The California wildfires continue and the country is facing another round. It has been reported that the statewide death toll is 58, as eight more human remains had been found on Wednesday.
Unfortunately, authorities expect this number to grow, as the list of missing people is getting longer. Thousands of residents were forced to leave the cities as around 8,650 homes were completely destroyed.
Citizens are left terrified and in deep shock of the devastating outcome of one of the most destructive wildfire seasons on record in California. And while they are fleeing the country, fearing for their safety, another group of people approach the flames, bravely standing against them face-to-face. The firefighters are the sparkle that gives us hope that people and animals will be evacuated to safe places, and more homes will stay out of the reach of the fires.
These real life heroes are standing between total destruction and minor burn marks, grabbing the hoses as tight as they can, aware that the safety of a whole country depends on them. But what happens after they finish with the fight for the day is heartbreaking.
A California fire department shared a photo of the reality we don’t get to see. This is all the rest and break the restless firefighters get when they leave the battleground.

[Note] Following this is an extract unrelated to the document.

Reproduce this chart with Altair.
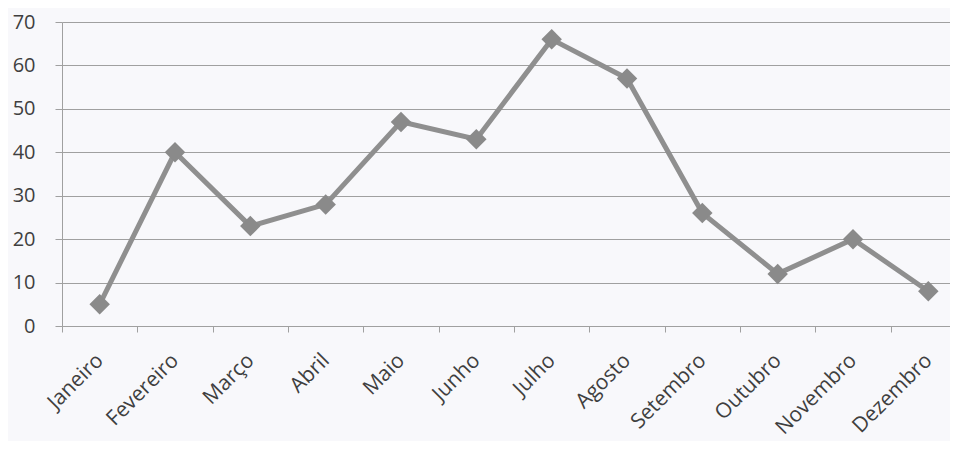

The Kern County Fire Department shared the photo last December (below) and said:
“This is a photo of our Tehachapi Wildland Fire Crew 11. Our crews have worked hundreds of hours to help battle the Thomas Fire. These firefighters work 24-hour shifts and are pushed to the point of exhaustion. Thank you, for your dedication and hard work to help the communities of Southern California.”
These heroes are taking the much-needed nap with their uniforms on, and their helmets next to them just in case they need to get back and continue their heroic work. They are completely covered in soot and this is all they get before the duty calls again.
Looking at the photo, we better understand the sacrifice all the firefighters make in order for ordinary people to be saved and their homes to be kept untouched by the burning flames. I’m sure everyone feels the urge to help these courageous men, and that’s the reason why they receive gifts by random people.
Darren Dow, the vice president of California Fire Local 2881, told TIME that while material donations like clothing and supplies are nice, they’re often unwanted. Instead, the firefighters battling flames in California could use monetary donations now more than ever. Dow said:
“A lot of times cash donations are better because they can actually utilize those dollars for specific needs rather than taking away some manpower.”
If you’d like to make a financial contribution, TIME recommends donating to one of the following reputable organizations:
AFF’s Disaster Relief Fund
“[Helps] firefighters who are working on the front lines and their families in a variety of ways, from financial to emotional support.”
California Fire Foundation
“Provides support for firefighters and the families of those who have [passed] while at work.”
CDF Firefighters Benevolent Foundation
“Provides funding for injured or fallen firefighters and their families, as well as burn victims.”
If you are not in a position to donate money, a prayer and some nice words are always welcome.
To all the firefighters out there, remember that you are our heroes, and our thoughts are always with you because your strength is the strength of the country. May God bless you all.